We think of the after-life, but what about pre-life? And, if there is such a notion, and I, like my grandmother believe there is, then we’ve either just stepped out for a blink of an eye and lived (or are living) a full life here on Earth and one day will return; or we have never left, but maybe our ‘dampened consciousness’ has, and it’s that revelation we come to understand when it’s our turn to pass on and return to that celestial café.

‘…a day is like a thousand years, and a thousand years are like a day”, 2 Peter 3.8b, The Book

Either way, I do believe it’s a story that encompasses a fragment of understanding of our ‘beginning’, our current life, and our return ‘home’ for everyone. No wonder there are some people I seem to know and give a friendly nod to as I pass them in the street, but can’t ever remember seeing them before. It’s as if our memory of that celestial café has been erased for the time being, but we get a glimpse every so often.

Perhaps that annoying neighbour, that traffic warden, that good friend or infuriating friend is, even now sitting with me (and you) in that celestial café looking down and watching events ‘down here’ unfold?

As a young lad I was mesmerised by my grandmother’s story. ‘Drink up, your hot chocolate won’t be hot forever’, she said. But she knew! She knew of a place where hot chocolate never gets cold.

My grandmother passed-on in 1986. She went back to that celestial café, known by a myriad of other names: the Summerland(s), Bliss, Heaven, Paradise, Moksha, Nirvana, Ynis Witrin (Glass Island), Glass Mountain or Fortress etc,, and in that kind of celestial time-scheme it could be that she never really left or if she did it have been me (or you or one of your loved ones) that may have been waiting at the table awaiting her return?

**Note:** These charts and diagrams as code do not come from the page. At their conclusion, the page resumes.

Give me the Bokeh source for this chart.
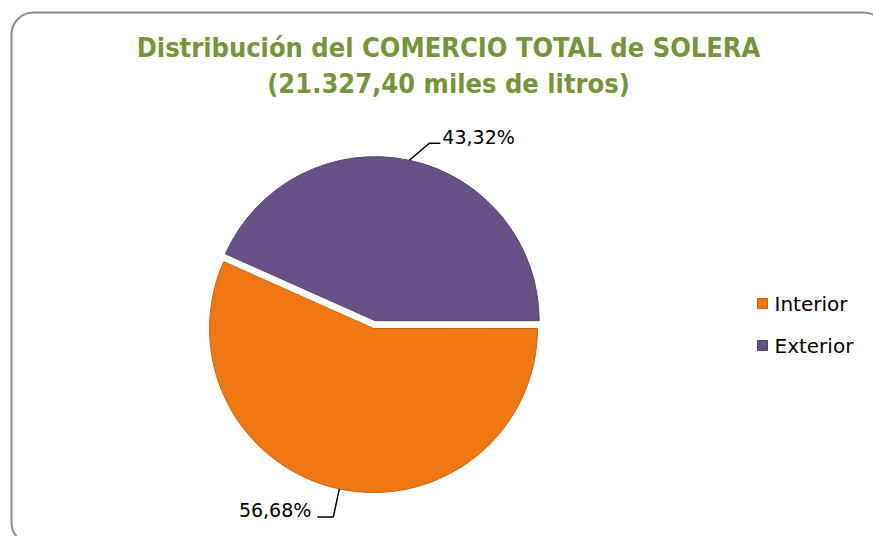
import math
from bokeh.plotting import figure
from bokeh.models import Range1d
from bokeh.core.properties import value
from bokeh.embed import file_html
from bokeh.resources import INLINE

# ---- data ----
categories = ["Interior", "Exterior"]
percentages = [56.68, 43.32]
value_labels = ["56,68%", "43,32%"]
colors = ["#F07814", "#675187"]
edge_colors = ["#C9630F", "#54416F"]
title_lines = ["Distribución del COMERCIO TOTAL de SOLERA", "(21.327,40 miles de litros)"]

# ---- layout / style ----
W, H = 873, 536
CX, CY = 373, 328          # pie centre (page px)
R = 164
EXPLODE = [0, 8]           # per category explode distance
DRAW_ORDER = [1, 0]        # Exterior starts at 3 o'clock, counter-clockwise
LEADERS = {
    0: dict(elbow=(-6, 28), end=(-16, 0), text=(-6, -7), align="right"),
    1: dict(elbow=(20, -17), end=(11, 0), text=(2, -6), align="left"),
}

p = figure(width=W, height=H, x_range=Range1d(0, W), y_range=Range1d(-H, 0),
           output_backend="svg", toolbar_location=None, min_border=0)
p.axis.visible = False
p.grid.visible = False
p.outline_line_color = None
p.background_fill_color = "white"
p.border_fill_color = "white"


def Y(py):
    return -py


# chart area border
p.quad(left=11, right=885, top=Y(12), bottom=Y(544), fill_color=None,
       line_color="#8C8C8C", line_width=2, border_radius=22)

# title
for i, t in enumerate(title_lines):
    p.text(x=[448], y=[Y(47 + 36 * i)], text=[t], text_align="center", text_baseline="middle",
           text_font=value("DejaVu Sans Condensed"), text_font_style="bold",
           text_font_size="27px", text_color="#77933C")

# pie
total = sum(percentages)
start = 0.0
for idx in DRAW_ORDER:
    frac = percentages[idx] / total
    a0 = start
    a1 = start + frac * 2 * math.pi
    mid = (a0 + a1) / 2
    start = a1
    cx = CX + EXPLODE[idx] * math.cos(mid)
    cy = CY - EXPLODE[idx] * math.sin(mid)
    p.wedge(x=[cx], y=[Y(cy)], radius=R, start_angle=[a0], end_angle=[a1],
            fill_color=colors[idx], line_color=edge_colors[idx], line_width=1)
    ax = cx + R * math.cos(mid)
    ay = cy - R * math.sin(mid)
    L = LEADERS[idx]
    ex, ey = ax + L["elbow"][0], ay + L["elbow"][1]
    fx, fy = ex + L["end"][0], ey + L["end"][1]
    p.line(x=[ax, ex, fx], y=[Y(ay), Y(ey), Y(fy)], line_color="black", line_width=1.5)
    p.text(x=[fx + L["text"][0]], y=[Y(fy + L["text"][1])], text=[value_labels[idx]],
           text_align=L["align"], text_baseline="middle",
           text_font=value("DejaVu Sans"), text_font_size="19px", text_color="black")

# legend
for i, cat in enumerate(categories):
    ly = 303 + 42 * i
    p.scatter(x=[762], y=[Y(ly)], marker="square", size=10, fill_color=colors[i],
              line_color=edge_colors[i])
    p.text(x=[774], y=[Y(ly)], text=[cat], text_align="left", text_baseline="middle",
           text_font=value("DejaVu Sans"), text_font_size="20px", text_color="black")

open("out.html", "w").write(file_html(p, INLINE))
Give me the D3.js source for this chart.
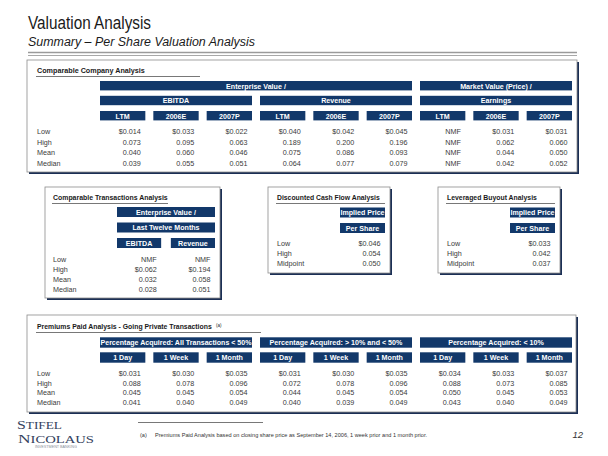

‘I firmly believe that when you die you will enter immediately into another life. They who have gone before us are alive in one form of life and we in another. ‘ Norman Vincent Peale

My grandmother told some wonderful stories. I know we might each have different views on pre-life or the afterlife, but you have to admit (I think) that my grandmother’s story, well,  they make you think, don’t they?